For different nanopore chemistries we have different pore models. These pore models have different kmer lengths, current levels and standard deviations. This is the official repository to find the pore models. Nanopolish uses pore models to do different signal - read alignments. F5c (an improved version of nanopolish) hence, also uses pore models.
At a time, all the bases of the kmer inside the nanopore influence the current/voltage level.
However, not all the bases equally contribute to this phenomenon.
Depending on the size of the nanopore the kmer residing inside the pore can vary in length. In addition, depending on how the kmer-model was generated, the most significant base may or may not be the base at the center of the kmer.
We can find the position of the most contributing base by analysing the degree to which each base in the kmer can separate A, C, G, and T/U.
Chemistry | kmer size | Figure no | Significant base index (0 based) | Link to the model |
---|---|---|---|---|
dna_r9.4.1_450bps | 5_mer | 1 | 2 | r9.4_450bps.nucleotide.5mer.template.model |
dna_r9.4.1_450bps | 6_mer | 2 | 2 | r9.4_450bps.nucleotide.6mer.template.model |
rna_r9.4.1_70bps | 5_mer | 3 | 1 | r9.4_70bps.u_to_t_rna.5mer.template.model |
dna_r10.4.1_e8.2_400bps | 9_mer | 4 | 6 | dna_r10.4.1_e8.2_400bps/9mer_levels_v1.txt |
Please note that the current values in the dna_r10.4.1_e8.2_260bps
model above is normalized. It is not necessary to transform the values to pA domain for our analysis. However, one can do the transformation as follows,
sigtk pa -n dna_r10.4.1_e8.2_260bps_reads.blow5 | cut -f3 | sed 's/,/\n/g' | datamash mean 1 sstdev 1
pA_value = normalized_value * std + mean
sigtk can be found here
Figure 1: dna_r9.4.1_450bps_5_mer
Figure 2: dna_r9.4.1_450bps_6_mer
Figure 3: rna_r9.4.1_70bps_5_mer
Figure 4: dna_r10.4.1_e8.2_400bps_9_mer
In DNA models, looking at the current densities for each nucleotide of the most contributing base index, we can see that the median current of a nucleotide is in the order A < C < G < T, i.e., the median current value of T and A are the maximum and minimum respectively.
The code to generate above plots is given below, If the user want to generate such plots for a new kmer model the following command can be used. More information about this command can be found at calculate offsets.

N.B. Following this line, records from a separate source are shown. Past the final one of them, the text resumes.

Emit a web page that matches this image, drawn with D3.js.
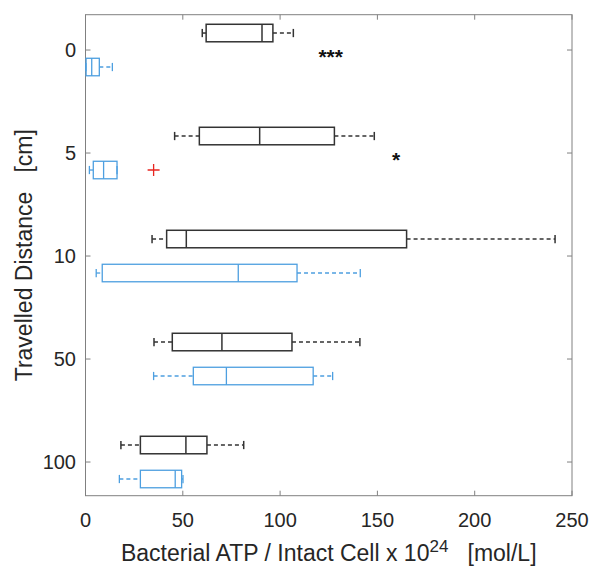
<!DOCTYPE html>
<meta charset="utf-8">
<style>
  body { margin: 0; background: #fff; }
  text { font-family: "Liberation Sans", Arial, sans-serif; fill: #262626; }
</style>
<svg width="592" height="567"></svg>
<script src="https://cdn.jsdelivr.net/npm/d3@7"></script>
<script>
const categories = ["0", "5", "10", "50", "100"];

// [whisker low, q1, median, q3, whisker high]
const blackStats = [
  [60, 62, 90.7, 96.3, 106.8],
  [45.8, 58.5, 89.5, 127.9, 148.4],
  [34.2, 41.7, 51.8, 165, 241.3],
  [35.2, 44.6, 70.1, 106.1, 141],
  [18.2, 28.2, 51.6, 62.4, 81.3]
];
const blueStats = [
  [0.2, 0.3, 3.2, 7.1, 13.8],
  [2, 4, 9.3, 16.2, 16.2],
  [5.5, 8.6, 78.5, 108.7, 141.2],
  [35, 55.4, 72.4, 117, 127],
  [17.4, 28.2, 46.1, 49.4, 50.1]
];
const blueOutliers = [[1, 35]];   // [category index, value]
const stars = [[0, 126, "***"], [1, 159.6, "*"]];  // [category index, x value, label]

const xTicks = [0, 50, 100, 150, 200, 250];

const svg = d3.select("svg");
const mLeft = 85.5, mRight = 572, mTop = 14.7, mBottom = 495.7;

const x = d3.scaleLinear().domain([0, 250]).range([mLeft, mRight]);
const y = d3.scaleLinear().domain([0.657, 5.327]).range([mTop, mBottom]);

const off = 0.165, half = 0.085, cap = 0.04;

// frame
svg.append("rect")
  .attr("x", mLeft).attr("y", mTop)
  .attr("width", mRight - mLeft).attr("height", mBottom - mTop)
  .attr("fill", "none").attr("stroke", "#808080").attr("stroke-width", 1);

// ticks (inward on all four sides)
const tk = 5;
xTicks.forEach(v => {
  svg.append("line").attr("x1", x(v)).attr("x2", x(v)).attr("y1", mBottom).attr("y2", mBottom - tk).attr("stroke", "#808080");
  svg.append("line").attr("x1", x(v)).attr("x2", x(v)).attr("y1", mTop).attr("y2", mTop + tk).attr("stroke", "#808080");
  svg.append("text").attr("x", x(v)).attr("y", 527).attr("text-anchor", "middle")
    .attr("font-size", 20).text(v);
});
categories.forEach((c, i) => {
  svg.append("line").attr("x1", mLeft).attr("x2", mLeft + tk).attr("y1", y(i + 1)).attr("y2", y(i + 1)).attr("stroke", "#808080");
  svg.append("line").attr("x1", mRight).attr("x2", mRight - tk).attr("y1", y(i + 1)).attr("y2", y(i + 1)).attr("stroke", "#808080");
  svg.append("text").attr("x", 76).attr("y", y(i + 1) + 7).attr("text-anchor", "end")
    .attr("font-size", 20).text(c);
});

function drawBoxes(stats, pos, color, width) {
  const g = svg.append("g");
  stats.forEach((s, i) => {
    const cy = y(i + 1 + pos);
    const h = y(i + 1 + half) - y(i + 1);
    const c = y(i + 1 + cap) - y(i + 1);
    // whiskers
    g.append("line").attr("x1", x(s[0])).attr("x2", x(s[1])).attr("y1", cy).attr("y2", cy)
      .attr("stroke", color).attr("stroke-width", width).attr("stroke-dasharray", "4,3");
    g.append("line").attr("x1", x(s[3])).attr("x2", x(s[4])).attr("y1", cy).attr("y2", cy)
      .attr("stroke", color).attr("stroke-width", width).attr("stroke-dasharray", "4,3");
    [s[0], s[4]].forEach(v => {
      g.append("line").attr("x1", x(v)).attr("x2", x(v)).attr("y1", cy - c).attr("y2", cy + c)
        .attr("stroke", color).attr("stroke-width", width);
    });
    g.append("rect").attr("x", x(s[1])).attr("y", cy - h)
      .attr("width", x(s[3]) - x(s[1])).attr("height", 2 * h)
      .attr("fill", "none").attr("stroke", color).attr("stroke-width", width);
    g.append("line").attr("x1", x(s[2])).attr("x2", x(s[2])).attr("y1", cy - h).attr("y2", cy + h)
      .attr("stroke", color).attr("stroke-width", width);
  });
}

drawBoxes(blackStats, -off, "#333333", 1.5);
drawBoxes(blueStats, off, "#4d9fe0", 1.3);

// outliers
blueOutliers.forEach(([i, v]) => {
  const cy = y(i + 1 + off);
  svg.append("path")
    .attr("d", `M${x(v) - 6},${cy}H${x(v) + 6}M${x(v)},${cy - 6}V${cy + 6}`)
    .attr("stroke", "#e8251f").attr("stroke-width", 1.3);
});

// significance marks
stars.forEach(([i, v, s]) => {
  svg.append("text").attr("x", x(v)).attr("y", y(i + 1) + 14)
    .attr("text-anchor", "middle").attr("font-size", 21).attr("font-weight", "bold")
    .style("fill", "#111").text(s);
});

// axis titles
const xt = svg.append("text").attr("x", (mLeft + mRight) / 2).attr("y", 561)
  .attr("text-anchor", "middle").attr("font-size", 23);
xt.append("tspan").text("Bacterial ATP / Intact Cell x 10");
xt.append("tspan").attr("dy", -9).attr("font-size", 17).text("24");
xt.append("tspan").attr("dy", 9).text("\u00a0\u00a0\u00a0[mol/L]");

svg.append("text")
  .attr("transform", `translate(32,${(mTop + mBottom) / 2}) rotate(-90)`)
  .attr("text-anchor", "middle").attr("font-size", 23)
  .text("Travelled Distance\u00a0\u00a0\u00a0[cm]");
</script>
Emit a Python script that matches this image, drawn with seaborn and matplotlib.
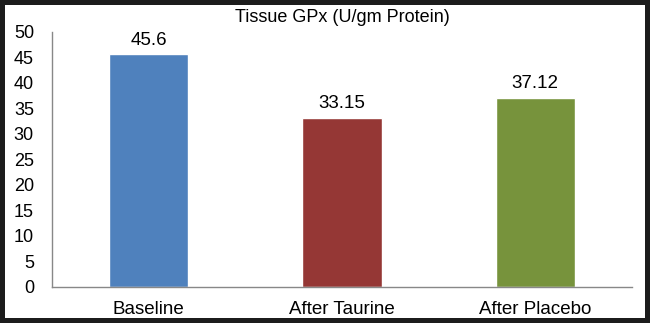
import matplotlib
matplotlib.use("Agg")
import matplotlib.pyplot as plt
import seaborn as sns
import pandas as pd
from matplotlib.patches import Rectangle

categories = ["Baseline", "After Taurine", "After Placebo"]
values = [45.6, 33.15, 37.12]
value_labels = ["45.6", "33.15", "37.12"]
colors = ["#4F81BD", "#953735", "#77933C"]

sns.set_style("white")
plt.rcParams["font.family"] = ["Liberation Sans", "DejaVu Sans"]
plt.rcParams["text.color"] = "black"
plt.rcParams["xtick.color"] = "black"
plt.rcParams["ytick.color"] = "black"

df = pd.DataFrame({"group": categories, "value": values})

fig = plt.figure(figsize=(6.5, 3.23), dpi=100)
ax = fig.add_axes([0.08, 0.1115, 0.892, 0.7895])

sns.barplot(data=df, x="group", y="value", hue="group", palette=colors,
            width=0.41, saturation=1, legend=False, ax=ax)

ax.set_xlim(-0.5, 2.5)
ax.set_ylim(0, 50)
ax.set_yticks(range(0, 51, 5))
ax.set_xticks([-0.5, 0.5, 1.5, 2.5], minor=False)
ax.set_xticklabels([])
ax.set_xticks([0, 1, 2], minor=True)
ax.set_xticklabels(categories, minor=True, fontsize=13.5)
ax.tick_params(axis="x", which="minor", length=0, pad=10)
ax.tick_params(axis="x", which="major", length=4, color="#888888", direction="out")
ax.tick_params(axis="y", length=4, color="#888888", labelcolor="black",
               direction="out", labelsize=13, pad=9)
ax.set_xlabel("")
ax.set_ylabel("")

for s in ["top", "right"]:
    ax.spines[s].set_visible(False)
for s in ["left", "bottom"]:
    ax.spines[s].set_color("#888888")
    ax.spines[s].set_linewidth(1)

# value labels above bars
for i, (v, lab) in enumerate(zip(values, value_labels)):
    ax.annotate(lab, (i, v), xytext=(0, 4), textcoords="offset points",
                ha="center", va="bottom", fontsize=13.5, color="black")

fig.text(0.526, 0.945, "Tissue GPx (U/gm Protein)", ha="center", va="center",
         fontsize=13, color="black")

# dark frame around the whole image
fig.patches.append(Rectangle((0, 0), 1, 1, transform=fig.transFigure, fill=False,
                             lw=7.2, edgecolor="#1c1c1c"))

fig.savefig("out.png", dpi=100)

squigualiser calculate_offsets --use_model --model ${MODEL_PATH} -o ${OUTPUT_PDF_PATH}
The following is the pseudo code for plotting density plots
for base_index_i in kmer_length:
assume base_index_i is the most significant base
for kmer, current_level in kmer_model:
bin current_level to one of the four bins A,C,G and T.
The bin is chosen looking at the base_index_i position of the kmer.
draw four density plots one each for base in a subplot
The differences between maximum and the minimum medians for each base index is calculated. The maximum difference is taken as the maximum distance and the corresponding base index is considered the significant base index.